We all got to join in the dancing but, because we were all dancing, there was nobody to take a picture. I did get one taken of me after the dance was over though.
Bar Man And Instrument
There were a few native huts that we could see, but they were totally empty so it was pretty obvious that nobody actually lived here.
A Typical Maluku Dwelling
At least they did make the souvenirs that they sold and they weren't just some knock-offs from Asia or India.
Now I wouldn't have minded this whole thing if there wasn't the continual insistence that this was an authentic Maluku village and that the people really lived here. I just didn't find that plausible. The only "livestock" that I spotted was a nice looking turkey who didn't seem like he would be anyone's meal anytime soon. And, as I mentioned, none of the dwellings looked inhabited or habitable.

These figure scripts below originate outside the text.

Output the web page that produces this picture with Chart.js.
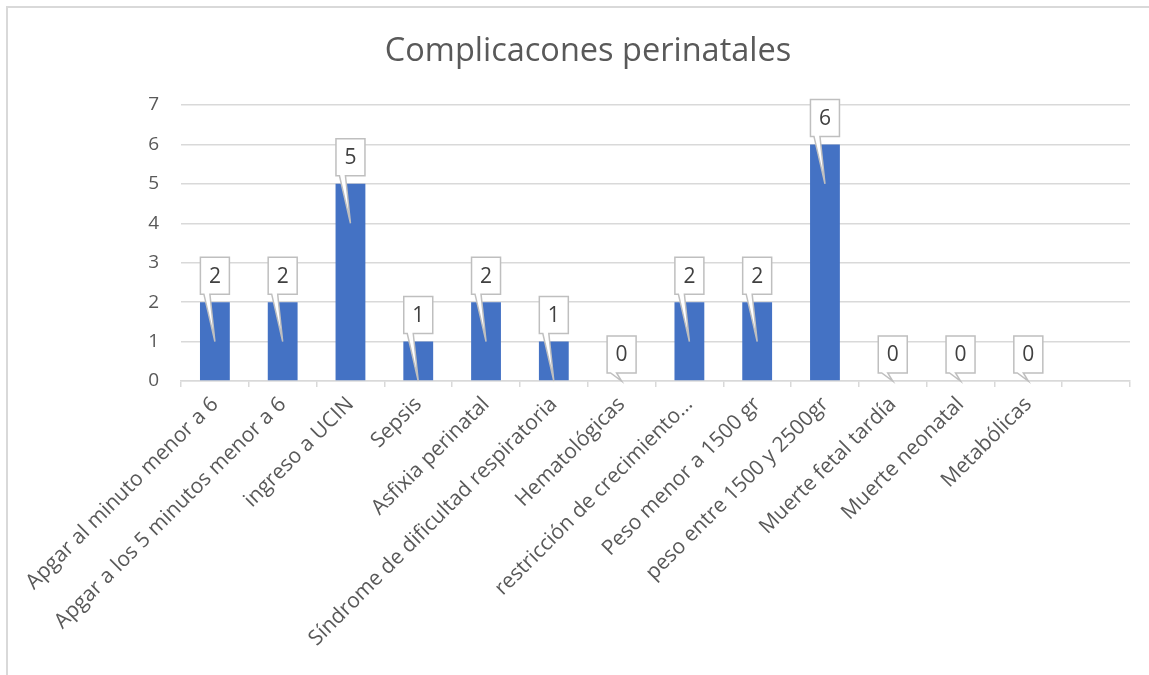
<!DOCTYPE html>
<html>
<head>
<meta charset="utf-8">
<script src="https://cdn.jsdelivr.net/npm/chart.js@4"></script>
<style>
  html, body { margin: 0; padding: 0; background: #fff; }
  #wrap { width: 1149px; height: 675px; }
</style>
</head>
<body>
<div id="wrap"><canvas id="chart"></canvas></div>
<script>
const titleText = 'Complicacones perinatales'

const categories = [
  'Apgar al minuto menor a 6',
  'Apgar a los 5 minutos menor a 6',
  'ingreso a UCIN',
  'Sepsis',
  'Asfixia perinatal',
  'Síndrome de dificultad respiratoria',
  'Hematológicas',
  'restricción de crecimiento…',
  'Peso menor a 1500 gr',
  'peso entre 1500 y 2500gr',
  'Muerte fetal tardía',
  'Muerte neonatal',
  'Metabólicas',
  '',
]

const counts = [2, 2, 5, 1, 2, 1, 0, 2, 2, 6, 0, 0, 0, null]

const yTicks = [0, 1, 2, 3, 4, 5, 6, 7]

const FONT = '"Open Sans", "Noto Sans", sans-serif'
const TEXT = '#595959'
const GRID = '#d9d9d9'

// white frame + title, drawn by hand so the plot area stays put
const frame = {
  id: 'frame',
  beforeDraw(chart) {
    const ctx = chart.ctx
    ctx.save()
    ctx.fillStyle = '#fff'
    ctx.fillRect(0, 0, chart.width, chart.height)
    ctx.strokeStyle = GRID
    ctx.lineWidth = 2
    ctx.strokeRect(7, 7, chart.width + 10, chart.height + 10)
    ctx.fillStyle = TEXT
    ctx.font = '32.5px ' + FONT
    ctx.textAlign = 'center'
    ctx.textBaseline = 'middle'
    ctx.fillText(titleText, 588, 52)
    ctx.restore()
  },
}

// excel style callout labels
const callouts = {
  id: 'callouts',
  afterDatasetsDraw(chart) {
    const ctx = chart.ctx
    const y = chart.scales.y
    const meta = chart.getDatasetMeta(0)
    const data = chart.data.datasets[0].data
    ctx.save()
    meta.data.forEach((bar, i) => {
      const v = data[i]
      if (v === null || v === undefined) return
      const cx = bar.x
      const w = 29
      const h = 37
      const bottom = bar.y - 8
      const top = bottom - h
      const left = cx - w / 2
      const right = cx + w / 2
      const tipY = y.getPixelForValue(Math.max(v - 1, 0))
      ctx.beginPath()
      ctx.moveTo(left, top)
      ctx.lineTo(right, top)
      ctx.lineTo(right, bottom)
      ctx.lineTo(cx - 5, bottom)
      ctx.lineTo(cx, tipY)
      ctx.lineTo(cx - 11, bottom)
      ctx.lineTo(left, bottom)
      ctx.closePath()
      ctx.fillStyle = '#fff'
      ctx.fill()
      ctx.strokeStyle = '#bfbfbf'
      ctx.lineWidth = 1.5
      ctx.stroke()
      ctx.fillStyle = '#404040'
      ctx.font = '21px ' + FONT
      ctx.textAlign = 'center'
      ctx.textBaseline = 'middle'
      ctx.fillText(String(v), cx, top + h / 2 + 1)
    })
    ctx.restore()
  },
}

new Chart(document.getElementById('chart'), {
  type: 'bar',
  data: {
    labels: categories,
    datasets: [
      {
        label: 'Complicaciones',
        data: counts,
        backgroundColor: '#4472c4',
        categoryPercentage: 1,
        barPercentage: 0.44,
      },
    ],
  },
  options: {
    responsive: true,
    maintainAspectRatio: false,
    animation: false,
    layout: { padding: { top: 105, left: 0, right: 19, bottom: 0 } },
    plugins: {
      legend: { display: false },
      title: { display: false },
      tooltip: { enabled: false },
    },
    scales: {
      x: {
        afterFit(scale) {
          scale.height = 294
        },
        grid: {
          offset: true,
          drawOnChartArea: false,
          drawTicks: true,
          tickLength: 6,
          color: GRID,
          lineWidth: 1.5,
        },
        border: { color: GRID, width: 1.5 },
        ticks: {
          autoSkip: false,
          minRotation: 45,
          maxRotation: 45,
          padding: 5,
          color: TEXT,
          font: { family: FONT, size: 21 },
        },
      },
      y: {
        min: 0,
        max: 7,
        afterFit(scale) {
          scale.width = 181
        },
        afterBuildTicks(scale) {
          scale.ticks = yTicks.map((v) => ({ value: v }))
        },
        grid: { color: GRID, lineWidth: 1.5, drawTicks: false },
        border: { display: false },
        ticks: {
          padding: 22,
          color: TEXT,
          font: { family: FONT, size: 19 },
        },
      },
    },
  },
  plugins: [frame, callouts],
})
</script>
</body>
</html>
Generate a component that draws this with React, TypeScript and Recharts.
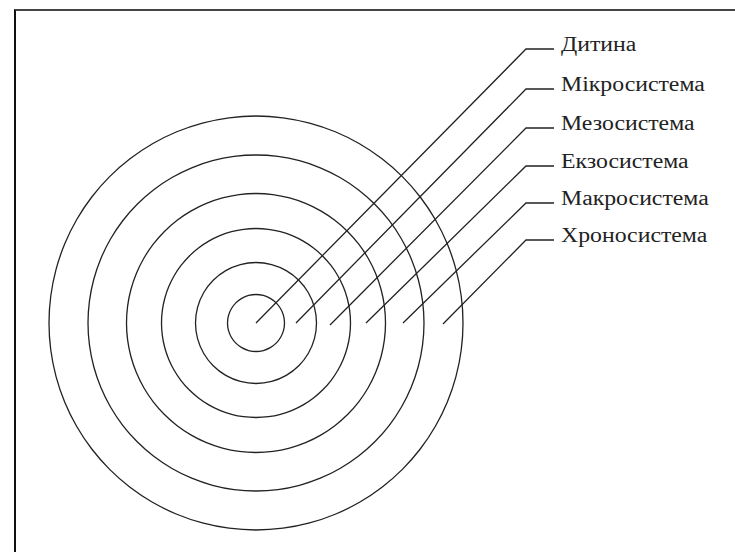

Sadly, this reminded me of when I was just a little Bar Boy living in Minnesota. On our family drives up north we would pass, and sometimes stop into, "authentic" Indian villages, complete with a tepee or two and one or two Native Americans (as they are now known) dressed in buckskins and feathered headdresses selling little birch bark canoes, drums, bows and arrows, and other similar stuff.
One of the other draws of this side-trip was the promise of a frog and butterfly garden. For some reason I thought this would be an outdoor area where we would see a variety of frogs and butterflies in their native habitat. That too proved to be a bit of a disappointment. There was a meshed enclosure for the frogs and I spotted two. The Mysterious Chinese Woman claimed to have spotted a third though.
The butterflies were kept in a similar enclosure and, again, there didn't seem to be too many of them. I did get a picture of one though.
All in all I would suggest that if this little side-trip is offered to you, just say no. By the way, everyone in our little group felt the same way and, sadly for the Malukus, nobody bought any souvenirs.